In all other respects, the new program is similar to for-credit CNA certificate programs. No grades are given, but students receive progress indicators and the certificate is noted on their transcripts.

Short, but not Sacrificing Rigor

Enrolling in “Health 985 and 986: Certified Nursing Assistant” requires committing to three weeks of intensive foundational training followed by two weeks of clinical practicums in a skilled nursing facility. The program is fully accredited, and it’s rigorous. Students completing the 180-hour curriculum are eligible to sit for the NNAAP competency exam required for state licensure.

“My students are very focused,” says Carter-Daley, an RN with extensive prior experience teaching CNA courses. “They’re working hard, and they’re really making it a priority to get this done.”

Classes—comprised of 17 lectures and 17 lab modules—meet five days a week, eight hours a day. “They come in at 7 a.m., and they’re ready to go,” she adds. 

The effort pays dividends almost immediately. 

“Some want to become RNs, so they’re doing this certificate as a way to get into a nursing program,” Carter-Daley says. Others will find steady jobs in hospitals and skilled nursing facilities. CNAs in California earn on average $40,000 a year.
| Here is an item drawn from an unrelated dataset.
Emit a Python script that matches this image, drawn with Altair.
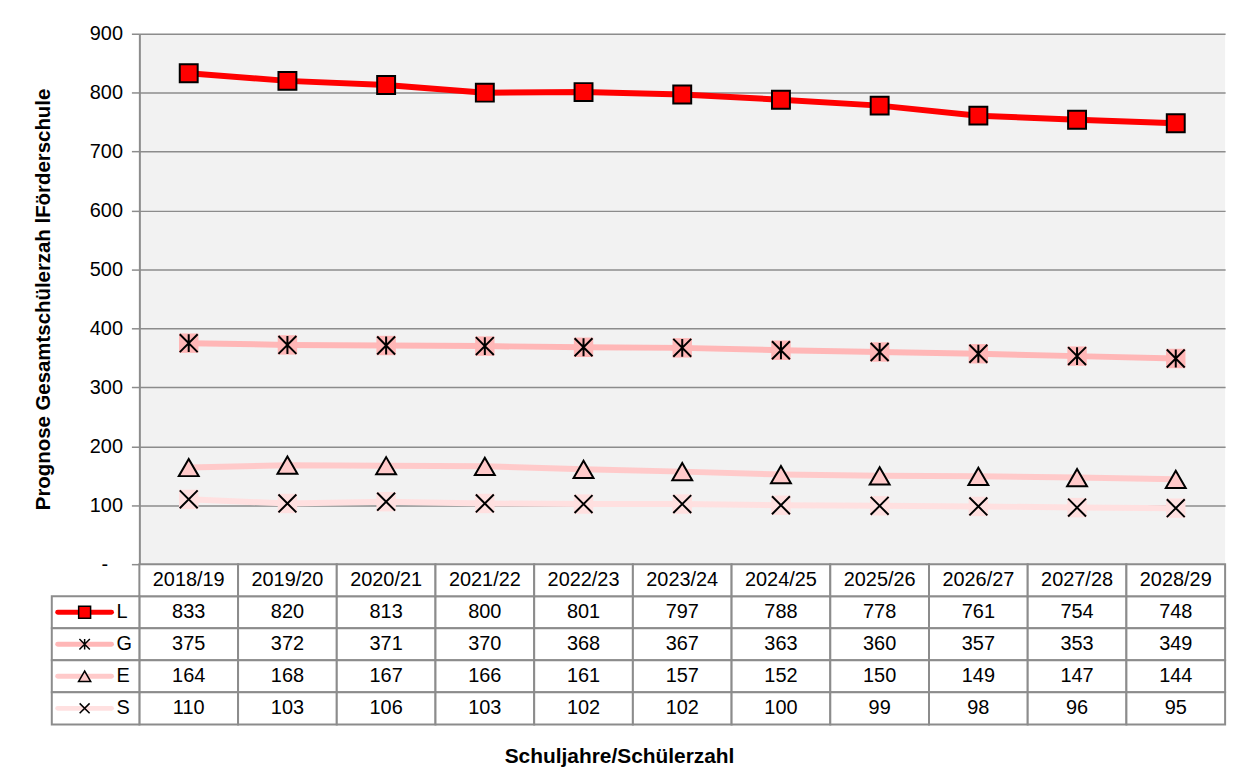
import altair as alt
import pandas as pd

# ---------------- data ----------------
years = ["2018/19", "2019/20", "2020/21", "2021/22", "2022/23", "2023/24",
         "2024/25", "2025/26", "2026/27", "2027/28", "2028/29"]
series = ["L", "G", "E", "S"]
L_vals = [833, 820, 813, 800, 801, 797, 788, 778, 761, 754, 748]
G_vals = [375, 372, 371, 370, 368, 367, 363, 360, 357, 353, 349]
E_vals = [164, 168, 167, 166, 161, 157, 152, 150, 149, 147, 144]
S_vals = [110, 103, 106, 103, 102, 102, 100, 99, 98, 96, 95]
y_ticks = [0, 100, 200, 300, 400, 500, 600, 700, 800, 900]
y_title = "Prognose Gesamtschülerzah lFörderschule"
x_title = "Schuljahre/Schülerzahl"

# ---------------- styles ----------------
line_colors = ["#ff0000", "#ffb7b7", "#ffcaca", "#ffe0e0"]
GRID = "#8c8c8c"
FONT = "Liberation Sans"
W, H_PLOT, H_ALL = 1091, 533, 694
ASTER = "M0,-1L0,1M-1,-1L1,1M-1,1L1,-1"
CROSS = "M-1,-1L1,1M-1,1L1,-1"

header_row = "Jahr"
rows = [header_row] + series

long = pd.DataFrame(
    [{"year": y, "series": s, "value": v}
     for s, vals in zip(series, [L_vals, G_vals, E_vals, S_vals])
     for y, v in zip(years, vals)]
)
cells = pd.concat([
    pd.DataFrame({"year": long["year"], "row": long["series"],
                  "label": long["value"].astype(str)}),
    pd.DataFrame({"year": years, "row": header_row, "label": years}),
], ignore_index=True)
leg = pd.DataFrame({"col": "leg", "row": series})

color_scale = alt.Scale(domain=series, range=line_colors)
col_enc = alt.Color("series:N", scale=color_scale, legend=None)

# ---------------- line chart ----------------
xl = alt.X("year:N", sort=years, scale=alt.Scale(type="point", padding=0.5), axis=None)
yl = alt.Y(
    "value:Q",
    scale=alt.Scale(domain=[0, 900], range=[H_PLOT, 0], nice=False, zero=True),
    axis=alt.Axis(
        values=y_ticks,
        labelExpr="datum.value == 0 ? '-' : datum.label",
        grid=True, gridColor=GRID, gridWidth=1.5,
        domainColor=GRID, domainWidth=2,
        tickColor=GRID, tickWidth=1.5, tickSize=8,
        labelFontSize=20, labelColor="black",
        labelPadding={"condition": {"test": "datum.value == 0", "value": 24}, "value": 9},
        title=y_title, titleFontSize=20.5, titleFontWeight="bold", titleColor="black",
        titleX=-96, titleY=H_PLOT / 2, titleAngle=270,
        titleAlign="center", titleBaseline="middle",
    ),
)
base = alt.Chart(long).encode(x=xl, y=yl)
lines = base.mark_line(strokeWidth=6).encode(color=col_enc)
bg_sq = base.transform_filter("datum.series == 'G' || datum.series == 'S'").mark_square(
    size=380, opacity=1).encode(color=col_enc)
m_L = base.transform_filter("datum.series == 'L'").mark_square(
    size=324, fill="#ff0000", stroke="black", strokeWidth=2, opacity=1)
m_G = base.transform_filter("datum.series == 'G'").mark_point(
    shape=ASTER, size=324, stroke="black", strokeWidth=2, filled=False, opacity=1)
m_E = base.transform_filter("datum.series == 'E'").mark_point(
    shape="triangle-up", size=400, filled=True, fill="#ffcaca", stroke="black",
    strokeWidth=2, opacity=1)
m_S = base.transform_filter("datum.series == 'S'").mark_point(
    shape=CROSS, size=324, stroke="black", strokeWidth=2, filled=False, opacity=1)
line_group = alt.layer(lines, bg_sq, m_L, m_G, m_E, m_S)

# ---------------- data table ----------------
xt = alt.X("year:N", sort=years,
           scale=alt.Scale(type="band", paddingInner=0, paddingOuter=0),
           axis=alt.Axis(labels=False, ticks=False, domain=False, grid=False,
                         title=x_title, titleFontSize=21, titleFontWeight="bold",
                         titleColor="black", titleX=482, titleY=32,
                         titleAlign="center", titleBaseline="middle"))
yt = alt.Y("row:N", sort=rows,
           scale=alt.Scale(type="band", domain=rows, range=[H_PLOT, H_ALL],
                           paddingInner=0, paddingOuter=0),
           axis=None)
t_rect = alt.Chart(cells).mark_rect(fill="white", stroke=GRID, strokeWidth=2).encode(x=xt, y=yt)
t_text = alt.Chart(cells).mark_text(fontSize=20, color="black", baseline="middle").encode(
    x=xt, y=yt, text="label:N")
table_group = alt.layer(t_rect, t_text)

# ---------------- legend column ----------------
xg = alt.X("col:N", scale=alt.Scale(type="band", domain=["leg"], range=[-88, 0],
                                     paddingInner=0, paddingOuter=0), axis=None)
yg = alt.Y("row:N", sort=rows,
           scale=alt.Scale(type="band", domain=rows, range=[H_PLOT, H_ALL],
                           paddingInner=0, paddingOuter=0),
           axis=None)
lb = alt.Chart(leg).encode(x=xg, y=yg)
g_rect = lb.mark_rect(fill="white", stroke=GRID, strokeWidth=2)
g_line = lb.mark_point(shape="stroke", size=54 * 54, strokeWidth=5, strokeCap="round",
                       xOffset=-11, opacity=1, filled=False).encode(
    stroke=alt.Stroke("row:N", scale=color_scale, legend=None))
g_L = lb.transform_filter("datum.row == 'L'").mark_square(
    size=144, fill="#ff0000", stroke="black", strokeWidth=1.5, opacity=1, xOffset=-11)
g_G = lb.transform_filter("datum.row == 'G'").mark_point(
    shape=ASTER, size=110, stroke="black", strokeWidth=1.5, filled=False, opacity=1, xOffset=-11)
g_E = lb.transform_filter("datum.row == 'E'").mark_point(
    shape="triangle-up", size=150, filled=True, fill="#ffcaca", stroke="black",
    strokeWidth=1.5, opacity=1, xOffset=-11)
g_S = lb.transform_filter("datum.row == 'S'").mark_point(
    shape=CROSS, size=100, stroke="black", strokeWidth=1.5, filled=False, opacity=1, xOffset=-11)
g_txt = lb.mark_text(fontSize=20, color="black", align="left", baseline="middle", dx=21).encode(
    text="row:N")
legend_group = alt.layer(g_rect, g_line, g_L, g_G, g_E, g_S, g_txt)

chart = (
    alt.layer(line_group, table_group, legend_group)
    .resolve_scale(x="independent", y="independent")
    .properties(
        width=W, height=H_ALL,
        autosize=alt.AutoSizeParams(type="none"),
        padding={"left": 132, "top": 24, "right": 24, "bottom": 50},
        background="white",
    )
    .configure(font=FONT)
    .configure_view(fill="#f2f2f2", strokeWidth=0)
)

chart.save("out.html", embed_options={"renderer": "svg", "actions": False})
An Invaluable Learning Opportunity

Jose Abularach, 24, and his sister Katie, 20, are learning a lot in the class. Both are current SMC students eyeing a pre-nursing major. When they heard about the CNA program through SMC’s Adelante Program, they signed up immediately.   

“Normally this class is very expensive,” Abularach says. “I know—because we’ve been looking at other programs.”

Originally from Guatemala, the siblings live with their parents in Culver City. For Katie, the first day cemented her decision to apply for admission to SMC’s selective nursing program. Jose is still on the fence. For now, he’s an undecided major working fulltime as a Starbucks barista.  

Siblings Jose and Katie Abularach are among the first students in Santa Monica College’s noncredit Certified Nursing Assistant certificate program, which has no enrollment fee associated with it and was launched this fall semester.

Whatever the future holds, Jose is grateful to have this credential under his belt. 

“I will always have these skills,” he says. 

Following in her Grandmother’s Foosteps

For Iris Carrillo, 21, SMC’s noncredit CNA certificate came as a godsend. 

Inspired by her grandmother, a nurse back in her native Mexico, Iris dreams of a career in travel nursing. In June, she finished the two-year ADN degree at Cal State Fullerton and is currently applying to BSN programs. Her top choice is Ohio State University, but she’s also looking at schools in Mississippi and Washington. 

Currently, Carrillo works as a board certified behavior analyst for Autism Learning Partners, and she has a second job as an on-site chef for various caterers. To get a jump on GE requirements for her BSN, she’s enrolled in two online courses this fall.

Clearly, she has no free time, but over the summer she started looking into CNA certificate programs. In some states, though not in California, the credential is a requirement for nursing school admission. It’s also a terrific resume booster. The cost and time-commitment, however, were great obstacles.  

“Some other CNA programs I looked at take a year or half a year,” Carrillo says. “I don’t have that much time. And I don’t have thousands of dollars on top of the nursing school tuition I will have to pay.”

The CNA training she’s receiving at SMC is “a crucial part of my education, because it allows me to be a shadow and watch how nurses operate. To eavesdrop. To see what works for them and what works for me.”

For now, that means taking Henry for a ride around the skills lab. 

Rolling the wheelchair back to the bedside, Isaura Gutierrez and Iris Carrillo hold him in a careful two-person hug, lift and pivot his torso, then gently arrange his legs and tip him back into a recumbent position. Using the sheet underneath, they shift him up the bed, lowering his head and arms on surrounding pillows. Draping his form with the blanket, they bid him: “Goodnight.”